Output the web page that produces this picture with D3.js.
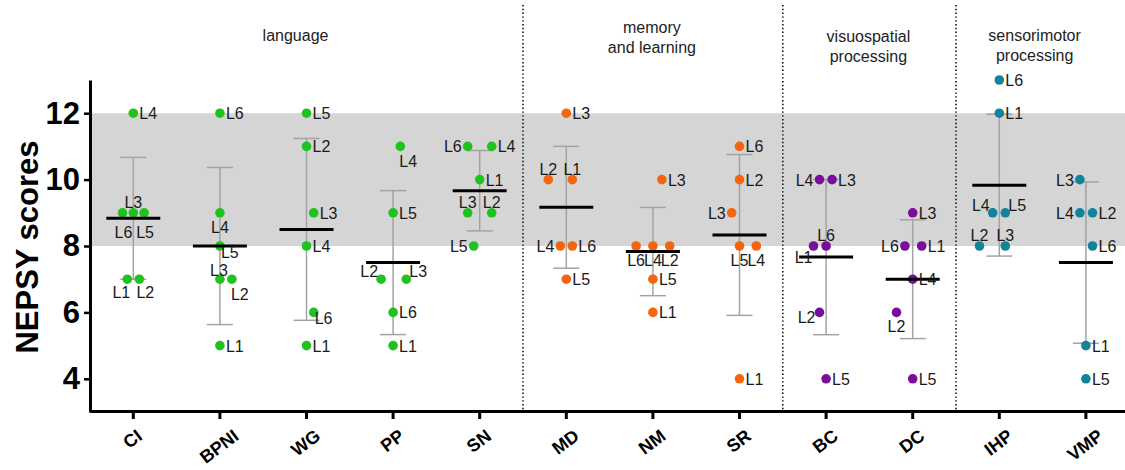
<!DOCTYPE html>
<html>
<head>
<meta charset="utf-8">
<script src="https://cdn.jsdelivr.net/npm/d3@7"></script>
<style>
  html, body { margin: 0; padding: 0; background: #fff; }
  svg { display: block; font-family: "Liberation Sans", Arial, sans-serif; }
</style>
</head>
<body>
<svg id="chart" width="1125" height="470"></svg>
<script>
// ---------- data ----------
const categories = ["CI","BPNI","WG","PP","SN","MD","NM","SR","BC","DC","IHP","VMP"];
const categoryDomain = ["language","language","language","language","language",
  "memory","memory","memory","visuo","visuo","sensori","sensori"];
const subjects = ["L1","L2","L3","L4","L5","L6"];

// NEPSY scores per subject, in category order
const L1 = [7, 5, 5, 5, 10, 10, 6, 4, 8, 8, 12, 5];
const L2 = [7, 7, 11, 7, 9, 10, 8, 10, 6, 6, 8, 9];
const L3 = [9, 7, 9, 7, 9, 12, 10, 9, 10, 9, 8, 10];
const L4 = [12, 9, 8, 11, 11, 8, 8, 8, 10, 7, 9, 9];
const L5 = [9, 8, 12, 9, 8, 7, 7, 8, 4, 4, 9, 4];
const L6 = [9, 12, 6, 6, 11, 8, 8, 11, 8, 8, 13, 8];
const seriesValues = [L1, L2, L3, L4, L5, L6];

// horizontal jitter slot of each dot
const J1 = [-1, 0, 0, 0, 0, 1, 0, 0, -2.1, 1.5, 0, 0];
const J2 = [1, 2, 0, -2, 2, -3, 2.8, 0, -1.1, -2.7, -3.3, 1.1];
const J3 = [0, 0, 1.2, 2.2, -2, 0, 1.5, -1.3, 1, 0, 1, -1];
const J4 = [0, 0, 0, 1.2, 2, -1, 0, 2.8, -1.1, 0, -1.1, -1];
const J5 = [1.8, 0, 0, 0, -1, 0, 0, 0, 0, 0, 1, 0];
const J6 = [-1.8, 0, 1.2, 0, -2, 1, -2.8, 0, 0, -1.3, 0, 1.1];
const jitterSlots = [J1, J2, J3, J4, J5, J6];

// side on which each point label sits
const P1 = ["bL","r","r","r","r","t","r","r","bl2","r","r","r"];
const P2 = ["bR","br2","r","tl","t","t","b","r","bl","b","t","r"];
const P3 = ["t","t2","r","tr","t","r","r","l","r","r","t","l"];
const P4 = ["r","b","r","br2","r","l","b","b","l","r","tl","l"];
const P5 = ["b2","br","r","r","l","r","r","b","r","r","tr","r"];
const P6 = ["b2","r","br","r","l","r","b","r","t","l","r","r"];
const labelSides = [P1, P2, P3, P4, P5, P6];

const yTicks = [4, 6, 8, 10, 12];
const normalRange = [8, 12];
const groups = [
  {key: "language", lines: ["language"], first: "CI", last: "SN", nudge: -11, y0: 41},
  {key: "memory", lines: ["memory", "and learning"], first: "MD", last: "SR", nudge: -1, y0: 33},
  {key: "visuo", lines: ["visuospatial", "processing"], first: "BC", last: "DC", nudge: -1, y0: 42},
  {key: "sensori", lines: ["sensorimotor", "processing"], first: "IHP", last: "VMP", nudge: -8, y0: 41}
];
const groupColors = {language: "#1fc21f", memory: "#f5640e", visuo: "#7a0e9c", sensori: "#13829b"};

// ---------- drawing ----------
const W = 1125, H = 470;
const svg = d3.select("#chart");
const x = d3.scaleBand().domain(categories).range([90, 1129.2]).padding(0);
const y = d3.scaleLinear().domain([3, 13]).range([412, 80]);
const cx = c => x(c) + x.bandwidth() / 2;
const JIT = 6, R = 4.8;

// normal range band
svg.append("rect")
  .attr("x", 90).attr("width", W - 90)
  .attr("y", y(normalRange[1])).attr("height", y(normalRange[0]) - y(normalRange[1]))
  .attr("fill", "#d5d5d5");

// separators between domains
const sepCats = ["MD", "BC", "IHP"];
svg.selectAll("line.sep").data(sepCats).join("line")
  .attr("class", "sep")
  .attr("x1", d => x(d)).attr("x2", d => x(d))
  .attr("y1", 5).attr("y2", 410)
  .attr("stroke", "#111").attr("stroke-width", 1.6)
  .attr("stroke-dasharray", "1.4,2.4");

// group headers
groups.forEach(g => {
  const gx = (cx(g.first) + cx(g.last)) / 2 + g.nudge;
  const t = svg.append("text")
    .attr("x", gx).attr("y", g.y0)
    .attr("text-anchor", "middle")
    .attr("font-size", 16).attr("fill", "#222");
  g.lines.forEach((ln, i) => {
    t.append("tspan").attr("x", gx).attr("dy", i === 0 ? 0 : 20).text(ln);
  });
});

// statistics per category
const stats = categories.map((c, i) => {
  const vals = seriesValues.map(s => s[i]);
  const m = d3.mean(vals), sd = d3.deviation(vals);
  return {c, m, sd};
});

// error bars (mean ± SD)
const eb = svg.append("g").attr("stroke", "#a3a3a3").attr("stroke-width", 1.5).attr("fill", "none");
stats.forEach(s => {
  const X = cx(s.c);
  eb.append("line").attr("x1", X).attr("x2", X).attr("y1", y(s.m + s.sd)).attr("y2", y(s.m - s.sd));
  eb.append("line").attr("x1", X - 13).attr("x2", X + 13).attr("y1", y(s.m + s.sd)).attr("y2", y(s.m + s.sd));
  eb.append("line").attr("x1", X - 13).attr("x2", X + 13).attr("y1", y(s.m - s.sd)).attr("y2", y(s.m - s.sd));
});

// points
const points = [];
subjects.forEach((sub, si) => {
  categories.forEach((c, ci) => {
    points.push({
      sub, c, v: seriesValues[si][ci],
      j: jitterSlots[si][ci], side: labelSides[si][ci],
      color: groupColors[categoryDomain[ci]]
    });
  });
});

svg.append("g").selectAll("circle").data(points).join("circle")
  .attr("cx", d => cx(d.c) + d.j * JIT)
  .attr("cy", d => y(d.v))
  .attr("r", R)
  .attr("fill", d => d.color);

// mean lines
svg.append("g").selectAll("line").data(stats).join("line")
  .attr("x1", d => cx(d.c) - 27).attr("x2", d => cx(d.c) + 27)
  .attr("y1", d => y(d.m)).attr("y2", d => y(d.m))
  .attr("stroke", "#000").attr("stroke-width", 3);

// point labels
const sideSpec = {
  r:   {dx: 6,  dy: 6,   a: "start"},
  l:   {dx: -6, dy: 6,   a: "end"},
  t:   {dx: 0,  dy: -5,  a: "middle"},
  t2:  {dx: -1, dy: -3,  a: "middle"},
  b:   {dx: 0,  dy: 20,  a: "middle"},
  b2:  {dx: 1,  dy: 25,  a: "middle"},
  bL:  {dx: -6, dy: 19,  a: "middle"},
  bR:  {dx: 6,  dy: 19,  a: "middle"},
  br:  {dx: 1,  dy: 12,  a: "start"},
  br2: {dx: -1, dy: 21,  a: "start"},
  bl:  {dx: -4, dy: 11,  a: "end"},
  bl2: {dx: -1, dy: 17,  a: "end"},
  tl:  {dx: -3, dy: -2,  a: "end"},
  tr:  {dx: 3,  dy: -2,  a: "start"}
};
svg.append("g").selectAll("text").data(points).join("text")
  .attr("x", d => cx(d.c) + d.j * JIT + sideSpec[d.side].dx)
  .attr("y", d => y(d.v) + sideSpec[d.side].dy)
  .attr("text-anchor", d => sideSpec[d.side].a)
  .attr("font-size", 16).attr("fill", "#1a1a1a")
  .text(d => d.sub);

// y axis
const yAxis = svg.append("g").attr("transform", "translate(90,0)")
  .call(d3.axisLeft(y).tickValues(yTicks).tickSize(6).tickSizeOuter(0).tickPadding(4).tickFormat(d3.format("d")));
yAxis.select(".domain").attr("stroke", "#000").attr("stroke-width", 3);
yAxis.selectAll(".tick line").attr("stroke", "#000").attr("stroke-width", 2.5);
yAxis.selectAll(".tick text").attr("font-size", 31).attr("font-weight", "bold")
  .attr("font-family", "'Liberation Sans', Arial, sans-serif").attr("fill", "#000");

svg.append("text")
  .attr("transform", "translate(38,247) rotate(-90)")
  .attr("text-anchor", "middle")
  .attr("font-size", 31).attr("font-weight", "bold").attr("fill", "#000")
  .text("NEPSY scores");

// x axis (ticks and line from the axis; labels drawn separately so they can be rotated)
const xAxis = svg.append("g").attr("transform", "translate(0,411)")
  .call(d3.axisBottom(x).tickSize(8).tickSizeOuter(0).tickFormat(""));
xAxis.select(".domain").attr("stroke", "#000").attr("stroke-width", 3);
xAxis.selectAll(".tick line").attr("stroke", "#000").attr("stroke-width", 3);

const DEG = 37, ANG = DEG * Math.PI / 180;
const xl = svg.append("g").attr("class", "xlabels");
categories.forEach(c => {
  const t = xl.append("text")
    .attr("font-size", 18).attr("font-weight", "bold").attr("fill", "#000")
    .attr("text-anchor", "middle").attr("dy", "0.36em")
    .text(c);
  const L = t.node().getComputedTextLength();
  const h = 13;
  const half = (L * Math.sin(ANG) + h * Math.cos(ANG)) / 2;
  t.attr("transform", `translate(${cx(c) - 1},${428 + half}) rotate(${-DEG})`);
});
</script>
</body>
</html>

_Exercise directions_.
Pictures stay out. Repeat only the lines from the beginning of the data through the line that has "const jitterSlots = [J1, J2, J3, J4, J5, J6];".

_Expected answer_.
Output the web page that produces this picture with D3.js.
<!DOCTYPE html>
<html>
<head>
<meta charset="utf-8">
<script src="https://cdn.jsdelivr.net/npm/d3@7"></script>
<style>
  html, body { margin: 0; padding: 0; background: #fff; }
  svg { display: block; font-family: "Liberation Sans", Arial, sans-serif; }
</style>
</head>
<body>
<svg id="chart" width="1125" height="470"></svg>
<script>
// ---------- data ----------
const categories = ["CI","BPNI","WG","PP","SN","MD","NM","SR","BC","DC","IHP","VMP"];
const categoryDomain = ["language","language","language","language","language",
  "memory","memory","memory","visuo","visuo","sensori","sensori"];
const subjects = ["L1","L2","L3","L4","L5","L6"];

// NEPSY scores per subject, in category order
const L1 = [7, 5, 5, 5, 10, 10, 6, 4, 8, 8, 12, 5];
const L2 = [7, 7, 11, 7, 9, 10, 8, 10, 6, 6, 8, 9];
const L3 = [9, 7, 9, 7, 9, 12, 10, 9, 10, 9, 8, 10];
const L4 = [12, 9, 8, 11, 11, 8, 8, 8, 10, 7, 9, 9];
const L5 = [9, 8, 12, 9, 8, 7, 7, 8, 4, 4, 9, 4];
const L6 = [9, 12, 6, 6, 11, 8, 8, 11, 8, 8, 13, 8];
const seriesValues = [L1, L2, L3, L4, L5, L6];

// horizontal jitter slot of each dot
const J1 = [-1, 0, 0, 0, 0, 1, 0, 0, -2.1, 1.5, 0, 0];
const J2 = [1, 2, 0, -2, 2, -3, 2.8, 0, -1.1, -2.7, -3.3, 1.1];
const J3 = [0, 0, 1.2, 2.2, -2, 0, 1.5, -1.3, 1, 0, 1, -1];
const J4 = [0, 0, 0, 1.2, 2, -1, 0, 2.8, -1.1, 0, -1.1, -1];
const J5 = [1.8, 0, 0, 0, -1, 0, 0, 0, 0, 0, 1, 0];
const J6 = [-1.8, 0, 1.2, 0, -2, 1, -2.8, 0, 0, -1.3, 0, 1.1];
const jitterSlots = [J1, J2, J3, J4, J5, J6];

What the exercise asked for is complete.